Natural Pool   We decided to rent a car and take a tour of  the other side of Aruba.  The Natural Pool was a place we hadn’t seen yet, and wanted to go.  When Dan, I and the kids had rented a car back in April, and tried to go to the Natural pool,  we decided against it as it was tough going in a car.  You could take a “Safari” tour there, but that was expensive.  While I was doing laundry one day, another tourist was talking about the Natural Pool, saying we needed to see it.  Her group had walked, instead of driving.  It was a long walk, about 45 minutes, but she said it was worth it.

The Petty/BeDell group was no stranger to hiking….. in the blistering sun….. with no water. (Just check last April entry in the BVI’S).  This time we had water.  But it was still a blistering sun.  Alan parked the van as close as he could and from there we had to walk.  How my laundry friend described the hike was, “You go up a hill, then another hill.  Then you keep going to another hill and then you can see the Natural Pool.  You think you should be there but your not.  You still have another fifteen minutes or so.”  As questionable as her directions sounded, she was surprisingly accurate.


the hike  The hike



trail  The trail






trail 2




There were no marked signs to the Natural Pool, just a blazing sun beating down oh hard rocky soil, so we started walking up the nearest hill.  The ruts from the tire tracks left by the large 4 wheel drive safari trucks were easy to follow up, but on top of the hill, the road was harder to distinguish.  Here the road became fainter, splitting  off into two different directions, and we had to have a group discussion on which way to go.  We did not want to go the wrong way in the heat, especially since we weren’t exactly sure what we were looking for.   We decided on the road heading more toward the ocean and kept walking, doing our best to avoid the cactus and sharp thorn bushes that would were so sharp, the barbs would puncture rubber soled sandals.   Finally,  in the distance, we spotted a pickup truck coming toward us, so we figured we were on the right track.  About forty minutes later, on top of I think the third hill, we looked down and saw a Jeep parked in front of  some big rocks by the ocean.  We guessed this was the place.  The bad news was that it was still a ways away, while the good news was it was all downhill.  About fifteen minutes later we reached what we thought was the pool, only to find that we still needed to walk down a series of steps, then crawl over some rocks and finally we would be there.

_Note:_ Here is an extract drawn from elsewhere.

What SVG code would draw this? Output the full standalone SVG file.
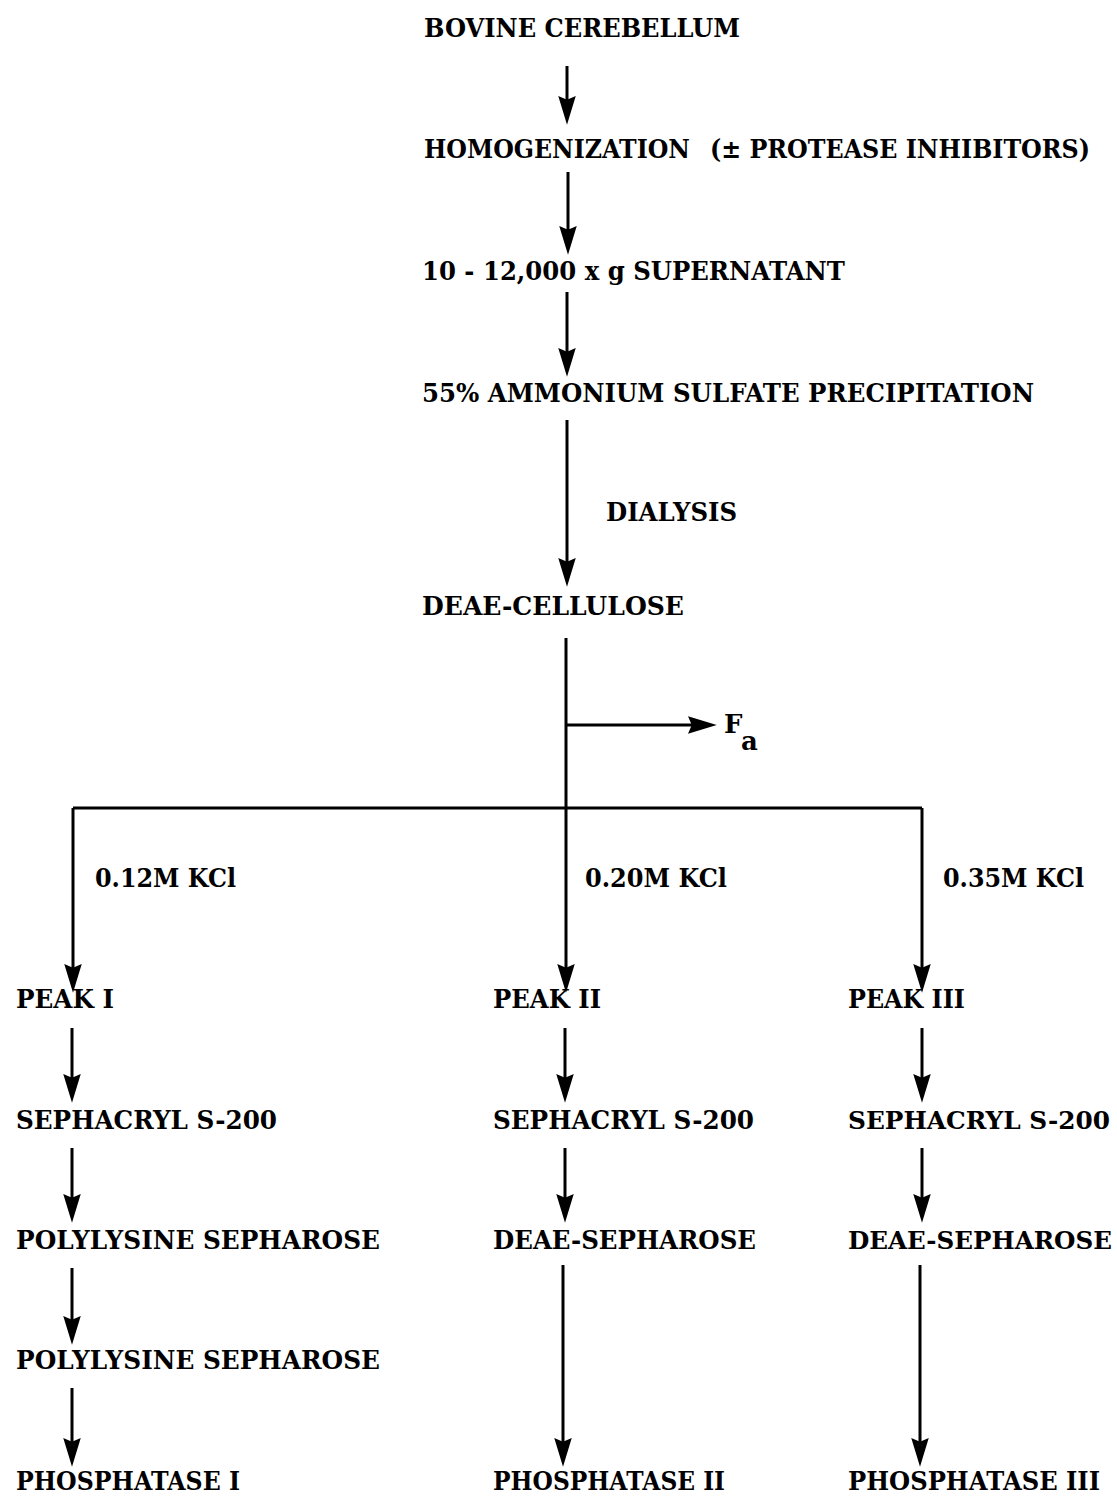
<svg xmlns="http://www.w3.org/2000/svg" width="1117" height="1496" viewBox="0 0 1117 1496">
<style>
text{font-family:"DejaVu Serif","Liberation Serif",serif;font-weight:bold;font-size:26px;fill:#000;}
.n3{font-size:24px;}
.c line,.c path{stroke:#000;stroke-width:3;fill:none;}
.a{marker-end:url(#ah);}
</style>
<defs>
<marker id="ah" markerUnits="userSpaceOnUse" markerWidth="30" markerHeight="20" viewBox="0 -8 24 16" refX="8" refY="0" orient="auto">
<path d="M0,-7 L23,0 L0,7 L3,0 z" fill="#000"/>
</marker>
</defs>
<rect width="1117" height="1496" fill="#fff"/>
<g class="c" id="connectors">
<line class="a" x1="567" y1="66" x2="567" y2="106"/>
<line class="a" x1="568" y1="172" x2="568" y2="236"/>
<line class="a" x1="567" y1="292" x2="567" y2="358"/>
<line class="a" x1="567" y1="420" x2="567" y2="568"/>
<line class="a" x1="566" y1="638" x2="566" y2="974"/>
<line class="a" x1="566" y1="725" x2="698" y2="725"/>
<path d="M73,808 L922,808"/>
<line class="a" x1="73" y1="808" x2="73" y2="974"/>
<line class="a" x1="922" y1="808" x2="922" y2="974"/>
<line class="a" x1="72" y1="1028" x2="72" y2="1084"/>
<line class="a" x1="72" y1="1148" x2="72" y2="1204"/>
<line class="a" x1="72" y1="1268" x2="72" y2="1326"/>
<line class="a" x1="72" y1="1388" x2="72" y2="1448"/>
<line class="a" x1="565" y1="1028" x2="565" y2="1084"/>
<line class="a" x1="565" y1="1148" x2="565" y2="1204"/>
<line class="a" x1="563" y1="1265" x2="563" y2="1448"/>
<line class="a" x1="922" y1="1028" x2="922" y2="1084"/>
<line class="a" x1="922" y1="1148" x2="922" y2="1204"/>
<line class="a" x1="920" y1="1265" x2="920" y2="1448"/>
</g>
<g id="n-bovine"><text x="424" y="37" textLength="316" lengthAdjust="spacingAndGlyphs">BOVINE CEREBELLUM</text></g>
<g id="n-homog"><text x="424" y="158" textLength="266" lengthAdjust="spacingAndGlyphs">HOMOGENIZATION</text><text x="710" y="158" font-size="22" textLength="380" lengthAdjust="spacingAndGlyphs">(± PROTEASE INHIBITORS)</text></g>
<g id="n-super"><text x="422" y="280" textLength="423" lengthAdjust="spacingAndGlyphs">10 - 12,000 x g SUPERNATANT</text></g>
<g id="n-ammon"><text x="422" y="402" textLength="612" lengthAdjust="spacingAndGlyphs">55% AMMONIUM SULFATE PRECIPITATION</text></g>
<g id="l-dialysis"><text x="606" y="521" textLength="131" lengthAdjust="spacingAndGlyphs">DIALYSIS</text></g>
<g id="n-deae-cell"><text x="422" y="615" textLength="262" lengthAdjust="spacingAndGlyphs">DEAE-CELLULOSE</text></g>
<g id="n-fa"><text x="724" y="733">F</text><text x="741" y="750">a</text></g>
<g id="l-kcl1"><text x="95" y="887" textLength="141" lengthAdjust="spacingAndGlyphs">0.12M KCl</text></g>
<g id="l-kcl2"><text x="585" y="887" textLength="142" lengthAdjust="spacingAndGlyphs">0.20M KCl</text></g>
<g id="l-kcl3"><text x="943" y="887" textLength="141" lengthAdjust="spacingAndGlyphs">0.35M KCl</text></g>
<g id="n-peak1"><text x="16" y="1008" textLength="98" lengthAdjust="spacingAndGlyphs">PEAK I</text></g>
<g id="n-peak2"><text x="493" y="1008" textLength="108" lengthAdjust="spacingAndGlyphs">PEAK II</text></g>
<g id="n-peak3"><text x="848" y="1008" textLength="117" lengthAdjust="spacingAndGlyphs">PEAK III</text></g>
<g id="n-seph1"><text x="16" y="1129" textLength="261" lengthAdjust="spacingAndGlyphs">SEPHACRYL S-200</text></g>
<g id="n-seph2"><text x="493" y="1129" textLength="261" lengthAdjust="spacingAndGlyphs">SEPHACRYL S-200</text></g>
<g id="n-seph3"><text class="n3" x="848" y="1129" textLength="262" lengthAdjust="spacingAndGlyphs">SEPHACRYL S-200</text></g>
<g id="n-poly1"><text x="16" y="1249" textLength="364" lengthAdjust="spacingAndGlyphs">POLYLYSINE SEPHAROSE</text></g>
<g id="n-deaes2"><text x="493" y="1249" textLength="263" lengthAdjust="spacingAndGlyphs">DEAE-SEPHAROSE</text></g>
<g id="n-deaes3"><text class="n3" x="848" y="1249" textLength="264" lengthAdjust="spacingAndGlyphs">DEAE-SEPHAROSE</text></g>
<g id="n-poly2"><text x="16" y="1369" textLength="364" lengthAdjust="spacingAndGlyphs">POLYLYSINE SEPHAROSE</text></g>
<g id="n-phos1"><text x="16" y="1490" textLength="224" lengthAdjust="spacingAndGlyphs">PHOSPHATASE I</text></g>
<g id="n-phos2"><text x="493" y="1490" textLength="232" lengthAdjust="spacingAndGlyphs">PHOSPHATASE II</text></g>
<g id="n-phos3"><text x="848" y="1490" textLength="252" lengthAdjust="spacingAndGlyphs">PHOSPHATASE III</text></g>
</svg>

Was it worth it? Yes.  The Natural Pool is a small pool surrounded by high blackish gray rocks, sitting on the ocean edge.  The pool is fed by ocean waves crashing over the top of the rocks, filling the pool.  After the long hike, the water felt incredible.   The pool itself contains some interesting sea life and we had a good time snorkeling seeing small fish.  The kids were excited when they were able to coax a playful brown eel from his hiding place.  The pool was ours for awhile, but about about 20 minutes later, the tour groups came.  We could see why the guidebook says to come early.  In one moment we had the pool to ourselves, the next twenty new people were trying to snorkel.  At one point we found ourselves pinned up against one side as a particular tour group decided to dive off the side wall.  Lucky for us, the tours only stayed there about ten minutes.  I can’t imagine paying all that money for a ten minute dip in the pool!  After that group cleared out, we had a short break until the next group came.  The kids used this time to climb up the sides and jump off the rocks into the pool.  By the time the third tour group came, we were ready to go.

natural pool 2



natural pool 3



natural pool 4




Outside the actual pool area, on a small sandy beach area,  was where visitors left clothes, towels, things that couldn’t be brought into the Pool itself.  Other tourists came and they left their towels and water there too.  As we were drying off, we were all thankfully drinking water.  Alan took a big swig from his water bottle and said,  ”This water tastes like cherry.”

Dan and I looked at the bottle thinking maybe he had flavored water, but no, it was plain water.  Alec took a drink. “It does taste like cherry.”

By this time, Karon had gone through her stuff, passing out towels to her family when she found another water bottle.  She looked at Alan. “Isn’t this your water bottle?”

Suddenly we all realized Alan and Alec had drank from someone else’s water bottle!  And I’m fairly sure the cherry taste came from that persons lip gloss or chapstick.  YUCK!  Dan and I were rolling with laughter while Karon was yelling “I can’t believe you drank that!”

Alan replied, “It looked just like ours!”  And it did.  And it was near their stuff.   Alan put the lid back on the offensive water bottle putting it back on the ground.  We finish drying off, and put our shoes on for the long hike back.

As we started to leave, Collin, who had not been around earlier, drank  from a familiar looking water bottle and  said, “This water tastes funny.”  In a flash Karon slapped the water bottle from his hands.  “That’s not our water!”  Poor Collin stood there dazed for a moment, while the rest of us couldn’t stop laughing.  I really felt sorry for the poor girl who would be returning from the pool later, thirsty for  a drink and find her water bottle gone!